After 30 years, the equation in China has changed: debt in the official banking sector and in the informal shadow-banking sector has soared along with purely speculative excesses while “good growth” has stagnated. That’s the problem with incentivizing moral hazard: the profits from speculation, corruption and fraud far outweigh the puny profits earned by legitimate enterprises. So where do you put the borrowed billions? In Evergrande and other conglomerates of speculation.
Something else changed in 30 years of rapid development: inequality skyrocketed, and since inequality and corruption are mutually-reinforcing, corruption also reached new heights as inequality skyrocketed.
A third factor emerged after 30 years of touting technology and speculation: the power of Chinese Big Tech and financiers began encroaching on the control of the Communist Party.

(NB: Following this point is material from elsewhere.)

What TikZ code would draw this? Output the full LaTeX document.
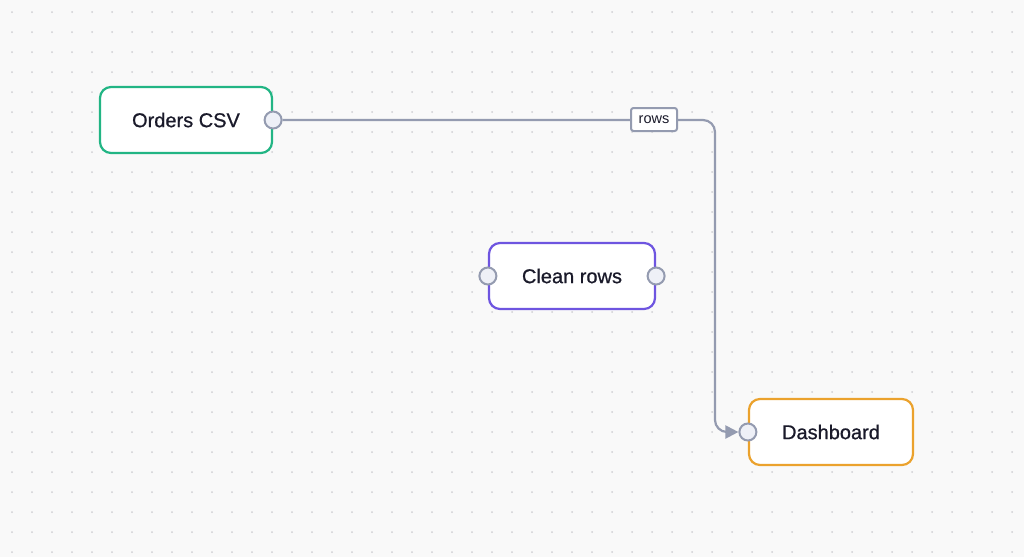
\documentclass[tikz,border=0pt]{standalone}
\usepackage{fontspec}
\setmainfont{Liberation Sans}
\newfontfamily\medfont{Liberation Sans}[FakeBold=0.7]
\usetikzlibrary{arrows.meta}
\definecolor{bg}{HTML}{F9F9F9}
\definecolor{dotc}{HTML}{D0D0D4}
\definecolor{edgec}{HTML}{949BB0}
\definecolor{handlec}{HTML}{EEF0F7}
\definecolor{greenc}{HTML}{22B584}
\definecolor{purplec}{HTML}{6E55E0}
\definecolor{orangec}{HTML}{EBA22D}
\definecolor{textc}{HTML}{1A1A2A}
\begin{document}
\begin{tikzpicture}[
            x = 1pt, y = -1pt,
            > = {Triangle[length=13pt,width=13pt]},
            box/.style = {draw, line width=2.2pt, rounded corners=11pt, fill=white,
                minimum height=66pt, text=textc, font=\medfont\fontsize{20}{24}\selectfont},
            handle/.style = {circle, draw=edgec, fill=handlec, line width=2pt,
                minimum size=17pt, inner sep=0pt},
            lbl/.style = {draw=edgec, fill=white, line width=2pt, rounded corners=2.5pt,
                minimum width=46pt, minimum height=23pt, inner sep=2pt,
                font=\fontsize{14.5}{17}\selectfont, text=textc}
        ]
        % canvas
        \fill[bg] (0,0) rectangle (1024,557);
        \useasboundingbox (0,0) rectangle (1024,557);
        \foreach \i in {0,...,51} {
            \foreach \j in {0,...,27} {
                \fill[dotc] (12+20*\i,12+20*\j) circle (1pt);
            }
        }

        % nodes
        \node[box, draw=greenc, minimum width=172pt] (orders) at (186,120) {Orders CSV};
        \node[box, draw=purplec, minimum width=166pt] (clean) at (572,276) {Clean rows};
        \node[box, draw=orangec, minimum width=164pt] (dash) at (831,432) {Dashboard};

        % handles
        \node[handle] (ordersout) at (orders.east) {};
        \node[handle] (cleanin) at (clean.west) {};
        \node[handle] (cleanout) at (clean.east) {};
        \node[handle] (dashin) at (dash.west) {};

        % edge
        \coordinate (bend) at (715,120);
        \draw[->, edgec, line width=2.2pt, rounded corners=12pt]
            (ordersout) -- (bend) -- (bend |- dashin) -- (dashin);
        \node[lbl] (rowslbl) at (654,119.5) {rows};
  \end{tikzpicture}
\end{document}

All three factors inflated a debt-asset-speculative bubble of profound proportions, and President Xi grasped what the clueless Federal Reserve and other western central banks have not: Either pop the bubble when you still have some control over it or let it expand and pop when you’ve lost all control.
In systems terms, when risk and fragility reach unstable levels in tightly-bound systems, there’s no controlling the supernova-like implosion of the system.
Xi observed the skyrocketing power of Big Tech, moral-hazard-incentivized financiers and cryptocurrencies and concluded that the state must move decisively to crush these rivals, regardless of cost. This separates China from the American state, which is incapable of enforcing any sacrifices, limits or costs on the parasitic elite which dominates its economy and political order.
Xi saw the danger of Big Tech and financiers being able to buy whatever influence they needed from corrupt CCP and state officials, and he realized that this is the crucial moment in history: either crush Big Tech and the financiers / speculators or risk losing control to their interests.
Control is something the CCP and Xi want to retain, regardless of the cost to the nouveaux riche, the parasitic elites, the aspirational middle class and even the Party regulars who have supped too often and too gloriously at the corruption / moral hazard trough.
Losses will be taken and sacrifices enforced on those who don’t understand the Chinese state will no longer absorb the losses of speculative excess. Those who don’t understand the reign of parasitic private-sector elites and excessively corrupt party officials in China is over might profitably ponder this Chinese proverb: “Whoever gets mixed up with garbage will be eaten by pigs.”